## Entries shown
····················
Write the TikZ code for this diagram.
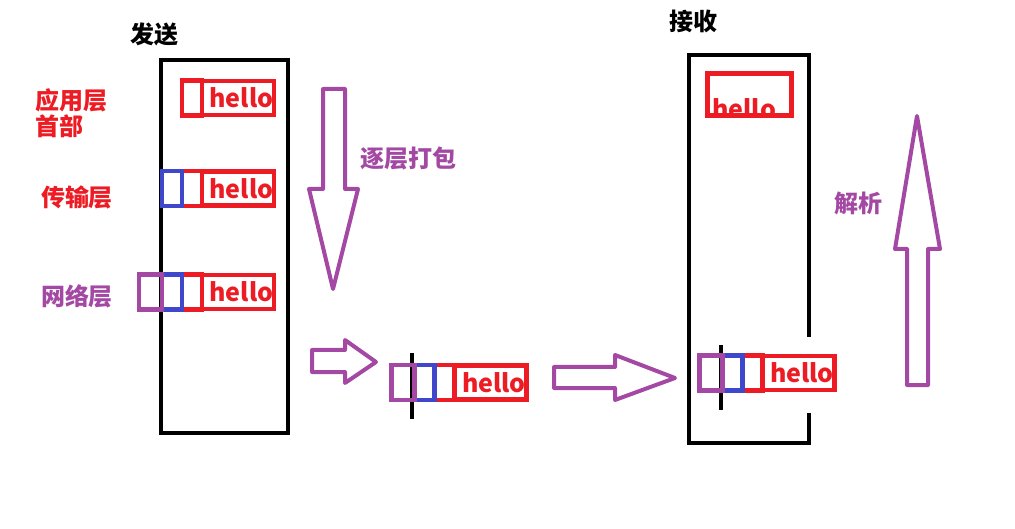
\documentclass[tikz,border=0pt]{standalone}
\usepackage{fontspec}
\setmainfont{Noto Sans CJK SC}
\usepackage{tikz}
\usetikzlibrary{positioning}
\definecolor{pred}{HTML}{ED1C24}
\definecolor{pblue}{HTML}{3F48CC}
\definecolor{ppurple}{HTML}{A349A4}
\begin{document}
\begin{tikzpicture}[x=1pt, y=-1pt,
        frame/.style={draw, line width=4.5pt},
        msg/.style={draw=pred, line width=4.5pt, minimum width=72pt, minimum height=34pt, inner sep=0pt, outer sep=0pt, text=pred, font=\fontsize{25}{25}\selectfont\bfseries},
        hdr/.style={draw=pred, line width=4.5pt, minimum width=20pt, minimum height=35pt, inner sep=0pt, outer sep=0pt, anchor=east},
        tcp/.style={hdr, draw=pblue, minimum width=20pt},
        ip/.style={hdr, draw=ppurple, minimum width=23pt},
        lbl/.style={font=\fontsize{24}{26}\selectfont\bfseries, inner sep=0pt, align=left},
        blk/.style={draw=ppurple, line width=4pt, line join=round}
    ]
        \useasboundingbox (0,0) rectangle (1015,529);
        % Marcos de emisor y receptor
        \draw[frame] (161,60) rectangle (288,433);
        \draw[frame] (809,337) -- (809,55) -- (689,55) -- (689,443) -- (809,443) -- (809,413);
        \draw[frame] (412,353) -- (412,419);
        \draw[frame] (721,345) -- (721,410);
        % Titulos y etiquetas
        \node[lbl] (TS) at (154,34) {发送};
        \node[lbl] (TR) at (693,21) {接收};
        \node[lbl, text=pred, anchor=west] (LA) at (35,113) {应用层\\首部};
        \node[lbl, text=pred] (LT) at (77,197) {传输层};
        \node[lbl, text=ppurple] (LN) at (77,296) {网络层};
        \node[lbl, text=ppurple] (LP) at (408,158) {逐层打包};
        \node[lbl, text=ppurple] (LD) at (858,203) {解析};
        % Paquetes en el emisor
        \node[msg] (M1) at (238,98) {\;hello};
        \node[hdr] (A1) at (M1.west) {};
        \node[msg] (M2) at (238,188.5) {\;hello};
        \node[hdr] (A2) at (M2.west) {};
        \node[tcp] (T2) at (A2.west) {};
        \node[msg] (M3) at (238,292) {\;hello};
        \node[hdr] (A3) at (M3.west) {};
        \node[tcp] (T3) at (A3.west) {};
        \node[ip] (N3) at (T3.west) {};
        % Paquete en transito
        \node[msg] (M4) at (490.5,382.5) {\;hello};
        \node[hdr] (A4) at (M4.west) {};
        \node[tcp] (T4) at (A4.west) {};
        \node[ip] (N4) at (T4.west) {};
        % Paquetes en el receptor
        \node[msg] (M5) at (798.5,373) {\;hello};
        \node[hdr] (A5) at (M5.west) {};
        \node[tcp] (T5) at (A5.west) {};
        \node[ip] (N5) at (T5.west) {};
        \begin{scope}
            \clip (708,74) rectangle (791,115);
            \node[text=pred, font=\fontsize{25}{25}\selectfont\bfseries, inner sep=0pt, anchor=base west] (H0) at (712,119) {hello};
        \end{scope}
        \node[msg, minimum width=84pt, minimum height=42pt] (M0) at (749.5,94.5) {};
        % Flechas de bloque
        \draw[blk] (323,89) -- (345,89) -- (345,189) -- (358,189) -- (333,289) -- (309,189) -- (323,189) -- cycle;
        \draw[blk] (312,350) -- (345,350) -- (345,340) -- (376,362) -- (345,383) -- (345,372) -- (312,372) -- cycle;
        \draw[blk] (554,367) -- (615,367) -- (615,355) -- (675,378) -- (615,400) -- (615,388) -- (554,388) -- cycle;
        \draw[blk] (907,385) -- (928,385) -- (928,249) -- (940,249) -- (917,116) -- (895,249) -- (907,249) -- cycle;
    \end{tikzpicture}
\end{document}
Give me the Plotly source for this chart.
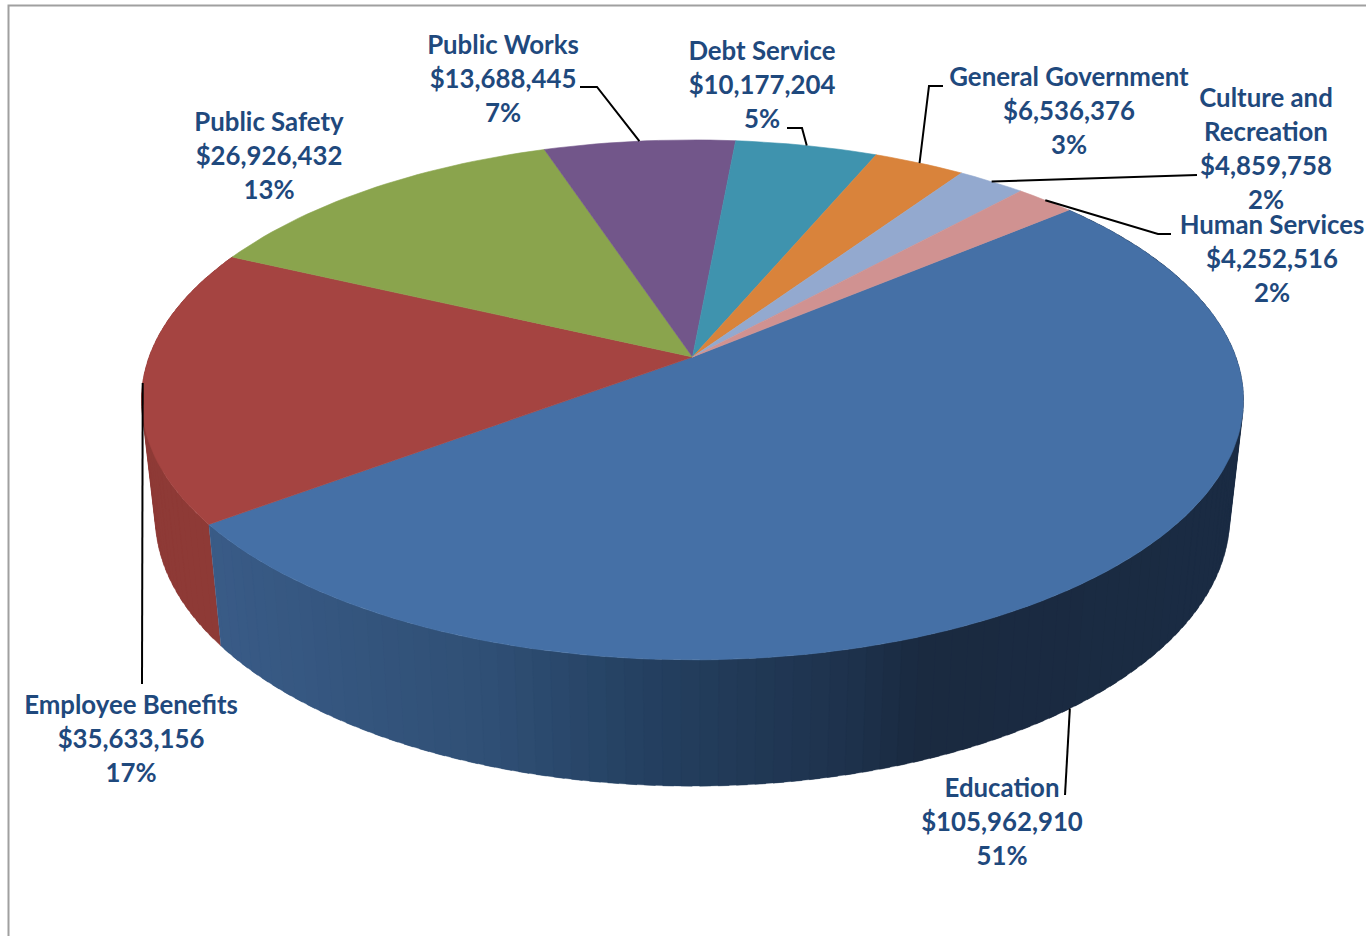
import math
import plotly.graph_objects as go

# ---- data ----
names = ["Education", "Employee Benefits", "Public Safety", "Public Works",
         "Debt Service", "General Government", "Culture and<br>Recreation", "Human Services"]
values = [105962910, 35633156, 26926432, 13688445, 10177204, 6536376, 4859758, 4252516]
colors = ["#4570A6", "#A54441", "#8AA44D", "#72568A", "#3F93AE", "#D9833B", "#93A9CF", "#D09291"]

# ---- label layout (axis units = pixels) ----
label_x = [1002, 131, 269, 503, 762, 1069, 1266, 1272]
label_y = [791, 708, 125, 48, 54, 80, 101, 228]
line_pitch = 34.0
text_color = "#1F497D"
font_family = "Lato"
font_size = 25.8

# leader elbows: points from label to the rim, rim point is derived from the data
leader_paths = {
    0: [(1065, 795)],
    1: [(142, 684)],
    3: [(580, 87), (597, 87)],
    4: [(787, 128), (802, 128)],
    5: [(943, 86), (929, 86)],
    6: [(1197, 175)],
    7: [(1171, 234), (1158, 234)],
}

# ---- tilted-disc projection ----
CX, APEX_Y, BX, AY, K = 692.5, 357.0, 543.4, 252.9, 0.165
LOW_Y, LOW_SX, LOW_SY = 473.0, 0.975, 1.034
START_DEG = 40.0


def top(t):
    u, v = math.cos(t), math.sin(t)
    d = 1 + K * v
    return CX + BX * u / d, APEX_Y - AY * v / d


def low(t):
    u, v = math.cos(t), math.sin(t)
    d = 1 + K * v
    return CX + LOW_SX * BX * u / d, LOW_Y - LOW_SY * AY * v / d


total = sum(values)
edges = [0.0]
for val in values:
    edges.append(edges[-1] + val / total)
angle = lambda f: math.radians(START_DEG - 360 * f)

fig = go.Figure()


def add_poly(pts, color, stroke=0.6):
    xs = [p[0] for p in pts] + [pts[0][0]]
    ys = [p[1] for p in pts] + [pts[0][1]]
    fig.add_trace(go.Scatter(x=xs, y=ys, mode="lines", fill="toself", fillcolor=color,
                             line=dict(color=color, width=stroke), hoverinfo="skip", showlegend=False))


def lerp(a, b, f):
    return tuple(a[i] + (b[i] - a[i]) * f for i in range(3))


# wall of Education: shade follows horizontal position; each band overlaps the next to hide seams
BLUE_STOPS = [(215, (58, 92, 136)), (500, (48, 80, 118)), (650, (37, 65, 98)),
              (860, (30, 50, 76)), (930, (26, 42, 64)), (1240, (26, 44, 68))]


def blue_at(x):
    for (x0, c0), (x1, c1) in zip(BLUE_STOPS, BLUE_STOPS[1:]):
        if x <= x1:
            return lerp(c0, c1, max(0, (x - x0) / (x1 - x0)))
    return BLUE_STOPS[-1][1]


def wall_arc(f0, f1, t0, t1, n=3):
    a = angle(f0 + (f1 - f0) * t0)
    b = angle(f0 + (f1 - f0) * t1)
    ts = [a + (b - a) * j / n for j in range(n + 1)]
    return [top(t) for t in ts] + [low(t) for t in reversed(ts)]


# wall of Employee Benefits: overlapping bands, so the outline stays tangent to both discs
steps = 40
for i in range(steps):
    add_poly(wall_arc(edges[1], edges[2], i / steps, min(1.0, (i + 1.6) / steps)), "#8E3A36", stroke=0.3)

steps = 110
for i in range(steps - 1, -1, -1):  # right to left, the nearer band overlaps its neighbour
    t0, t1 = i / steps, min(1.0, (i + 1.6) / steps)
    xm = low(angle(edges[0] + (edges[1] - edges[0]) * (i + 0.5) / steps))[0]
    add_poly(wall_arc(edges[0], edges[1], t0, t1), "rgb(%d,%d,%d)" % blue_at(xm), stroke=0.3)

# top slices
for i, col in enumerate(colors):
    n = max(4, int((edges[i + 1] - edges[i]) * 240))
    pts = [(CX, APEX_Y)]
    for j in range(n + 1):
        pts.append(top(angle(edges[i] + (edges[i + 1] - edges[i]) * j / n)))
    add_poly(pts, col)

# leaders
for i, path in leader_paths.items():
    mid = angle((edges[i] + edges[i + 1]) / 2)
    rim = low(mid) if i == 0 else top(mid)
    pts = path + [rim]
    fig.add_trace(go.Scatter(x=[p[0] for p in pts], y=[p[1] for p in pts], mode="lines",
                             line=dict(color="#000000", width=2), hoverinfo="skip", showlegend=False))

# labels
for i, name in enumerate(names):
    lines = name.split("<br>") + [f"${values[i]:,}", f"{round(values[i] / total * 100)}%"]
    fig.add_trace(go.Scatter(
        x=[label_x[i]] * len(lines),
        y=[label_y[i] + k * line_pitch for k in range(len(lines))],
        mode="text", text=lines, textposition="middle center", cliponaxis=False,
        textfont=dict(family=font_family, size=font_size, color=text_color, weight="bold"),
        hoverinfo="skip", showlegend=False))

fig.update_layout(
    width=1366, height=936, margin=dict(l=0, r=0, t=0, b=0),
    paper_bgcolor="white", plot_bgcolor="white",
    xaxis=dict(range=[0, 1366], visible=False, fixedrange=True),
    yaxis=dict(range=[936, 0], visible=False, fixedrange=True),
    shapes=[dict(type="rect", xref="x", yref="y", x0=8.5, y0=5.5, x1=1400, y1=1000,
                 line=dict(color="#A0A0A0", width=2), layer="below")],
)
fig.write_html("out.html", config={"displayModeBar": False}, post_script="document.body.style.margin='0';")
····················
## Given task
From the records above, extract the lines from the one holding "Give me the Plotly source for this chart." through the one holding "fig = go.Figure()", word for word; omit the pictures.

## Result
Give me the Plotly source for this chart.
import math
import plotly.graph_objects as go

# ---- data ----
names = ["Education", "Employee Benefits", "Public Safety", "Public Works",
         "Debt Service", "General Government", "Culture and<br>Recreation", "Human Services"]
values = [105962910, 35633156, 26926432, 13688445, 10177204, 6536376, 4859758, 4252516]
colors = ["#4570A6", "#A54441", "#8AA44D", "#72568A", "#3F93AE", "#D9833B", "#93A9CF", "#D09291"]

# ---- label layout (axis units = pixels) ----
label_x = [1002, 131, 269, 503, 762, 1069, 1266, 1272]
label_y = [791, 708, 125, 48, 54, 80, 101, 228]
line_pitch = 34.0
text_color = "#1F497D"
font_family = "Lato"
font_size = 25.8

# leader elbows: points from label to the rim, rim point is derived from the data
leader_paths = {
    0: [(1065, 795)],
    1: [(142, 684)],
    3: [(580, 87), (597, 87)],
    4: [(787, 128), (802, 128)],
    5: [(943, 86), (929, 86)],
    6: [(1197, 175)],
    7: [(1171, 234), (1158, 234)],
}

# ---- tilted-disc projection ----
CX, APEX_Y, BX, AY, K = 692.5, 357.0, 543.4, 252.9, 0.165
LOW_Y, LOW_SX, LOW_SY = 473.0, 0.975, 1.034
START_DEG = 40.0


def top(t):
    u, v = math.cos(t), math.sin(t)
    d = 1 + K * v
    return CX + BX * u / d, APEX_Y - AY * v / d


def low(t):
    u, v = math.cos(t), math.sin(t)
    d = 1 + K * v
    return CX + LOW_SX * BX * u / d, LOW_Y - LOW_SY * AY * v / d


total = sum(values)
edges = [0.0]
for val in values:
    edges.append(edges[-1] + val / total)
angle = lambda f: math.radians(START_DEG - 360 * f)

fig = go.Figure()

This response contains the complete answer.